Supplied material =>
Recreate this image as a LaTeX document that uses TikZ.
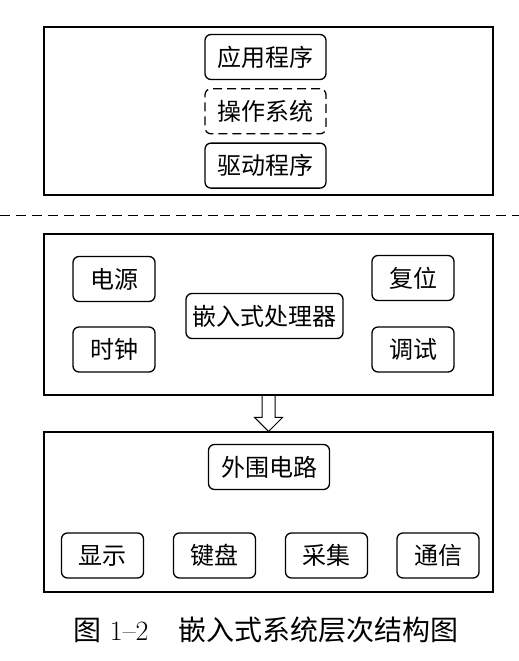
\documentclass[tikz,border=0pt]{standalone}
\usepackage{fontspec}
\newfontfamily\cjk{Noto Sans CJK SC}
\usepackage{tikz}
\usetikzlibrary{positioning}

\begin{document}
\begin{tikzpicture}[
  x=1pt,y=-1pt,
  node distance=8pt and 30pt,
  layer/.style={draw,line width=1.1pt,minimum width=449pt,inner sep=0pt},
  part/.style={draw,rounded corners=6pt,line width=1.3pt,minimum height=45pt,inner sep=0pt,font=\cjk\fontsize{24}{27}\selectfont},
  wide/.style={part,minimum width=121pt},
  small/.style={part,minimum width=82pt},
  sep/.style={line width=0.9pt,dash pattern=on 10pt off 6pt}
]
\useasboundingbox (0,0) rectangle (519,661);
% software layer
\node[layer,minimum height=168pt] (soft) at (268.5,111) {};
\node[wide] (app) at (265.5,57) {应用程序};
\node[wide,dash pattern=on 9pt off 5pt,below=of app] (os) {操作系统};
\node[wide,below=of os] (drv) {驱动程序};
\coordinate (L) at (0,215);
\coordinate (R) at (519,215);
\draw[sep] (L) -- (R);
% hardware layer
\node[layer,minimum height=161pt] (hard) at (268.5,314.5) {};
\node[part,minimum width=157pt] (cpu) at (264.5,316) {嵌入式处理器};
\node[small] (pwr) at (114,279) {电源};
\node[small] (clk) at (114,349.5) {时钟};
\node[small] (rst) at (413,278) {复位};
\node[small] (dbg) at (413,349.5) {调试};
% peripherals
\node[layer,minimum height=160pt] (periph) at (268.5,512) {};
\node[wide] (ext) at (269,467) {外围电路};
\node[small] (disp) at (102.5,555.5) {显示};
\node[small] (keys) at (214.5,555.5) {键盘};
\node[small] (acq) at (326.5,555.5) {采集};
\node[small] (com) at (438,555.5) {通信};
\draw[line width=1pt,line join=miter]
  ([xshift=-6.5pt]hard.south) |- ([xshift=-14pt,yshift=14pt]periph.north)
  -- (periph.north) -- ([xshift=14pt,yshift=14pt]periph.north)
  -| ([xshift=6.5pt]hard.south);
\node[font=\fontsize{28}{30}\selectfont] (cap) at (266,630) {{\cjk 图} 1--2\hspace{30pt}{\cjk 嵌入式系统层次结构图}};
\end{tikzpicture}
\end{document}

Exercise prompt => Repeat the listing in full and exactly. Do not include any images.

Exercise answer =>
Recreate this image as a LaTeX document that uses TikZ.
\documentclass[tikz,border=0pt]{standalone}
\usepackage{fontspec}
\newfontfamily\cjk{Noto Sans CJK SC}
\usepackage{tikz}
\usetikzlibrary{positioning}

\begin{document}
\begin{tikzpicture}[
  x=1pt,y=-1pt,
  node distance=8pt and 30pt,
  layer/.style={draw,line width=1.1pt,minimum width=449pt,inner sep=0pt},
  part/.style={draw,rounded corners=6pt,line width=1.3pt,minimum height=45pt,inner sep=0pt,font=\cjk\fontsize{24}{27}\selectfont},
  wide/.style={part,minimum width=121pt},
  small/.style={part,minimum width=82pt},
  sep/.style={line width=0.9pt,dash pattern=on 10pt off 6pt}
]
\useasboundingbox (0,0) rectangle (519,661);
% software layer
\node[layer,minimum height=168pt] (soft) at (268.5,111) {};
\node[wide] (app) at (265.5,57) {应用程序};
\node[wide,dash pattern=on 9pt off 5pt,below=of app] (os) {操作系统};
\node[wide,below=of os] (drv) {驱动程序};
\coordinate (L) at (0,215);
\coordinate (R) at (519,215);
\draw[sep] (L) -- (R);
% hardware layer
\node[layer,minimum height=161pt] (hard) at (268.5,314.5) {};
\node[part,minimum width=157pt] (cpu) at (264.5,316) {嵌入式处理器};
\node[small] (pwr) at (114,279) {电源};
\node[small] (clk) at (114,349.5) {时钟};
\node[small] (rst) at (413,278) {复位};
\node[small] (dbg) at (413,349.5) {调试};
% peripherals
\node[layer,minimum height=160pt] (periph) at (268.5,512) {};
\node[wide] (ext) at (269,467) {外围电路};
\node[small] (disp) at (102.5,555.5) {显示};
\node[small] (keys) at (214.5,555.5) {键盘};
\node[small] (acq) at (326.5,555.5) {采集};
\node[small] (com) at (438,555.5) {通信};
\draw[line width=1pt,line join=miter]
  ([xshift=-6.5pt]hard.south) |- ([xshift=-14pt,yshift=14pt]periph.north)
  -- (periph.north) -- ([xshift=14pt,yshift=14pt]periph.north)
  -| ([xshift=6.5pt]hard.south);
\node[font=\fontsize{28}{30}\selectfont] (cap) at (266,630) {{\cjk 图} 1--2\hspace{30pt}{\cjk 嵌入式系统层次结构图}};
\end{tikzpicture}
\end{document}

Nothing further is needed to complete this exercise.